Posted On May 04, 2012 | 15:27 pm | by lisaw | Permalink
2012 Byzantine Studies Symposium

The short period of Byzantine rule in the Maghreb belies the region’s importance to the empire in the sixth and seventh centuries. Given the profound economic and strategic significance of the province of “Africa,” the territory was also highly contested in the Byzantine period—by the empire itself, Berber kingdoms, and eventually also Muslim Arabs—as each of these groups sought to gain, retain control of, and exploit the region to its own advantage. In light of this charged history, scholars have typically taken the failure of the Byzantine endeavor in Africa as a foregone conclusion. The symposium sought to reassess this pessimistic vision both by examining those elements of Romano-African identity that provided continuity in a period of remarkable transition, and by seeking to understand the transformations in African society in the context of developments in the larger post-Roman Mediterranean.
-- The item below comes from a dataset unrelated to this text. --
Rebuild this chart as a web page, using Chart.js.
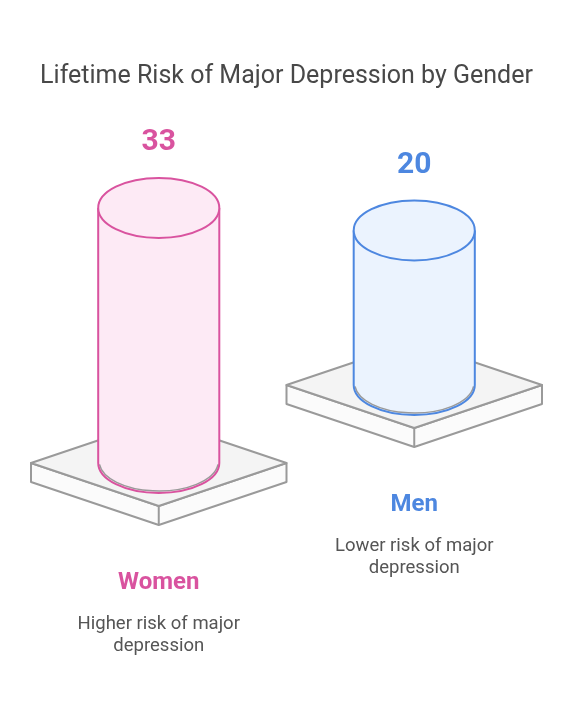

An international group of researchers from North America, Europe, and North Africa, including both well-established and emerging scholars, addressed topics including the legacy of Vandal rule in Africa, historiography and literature, art and architectural history, the archaeology of cities and their rural hinterlands, the economy, the family, theology, the cult of saints, Berbers, and the Islamic conquest, in an effort to consider the ways in which the imperial legacy was re-interpreted, re-imagined, and put to new uses in Byzantine and early Islamic Africa.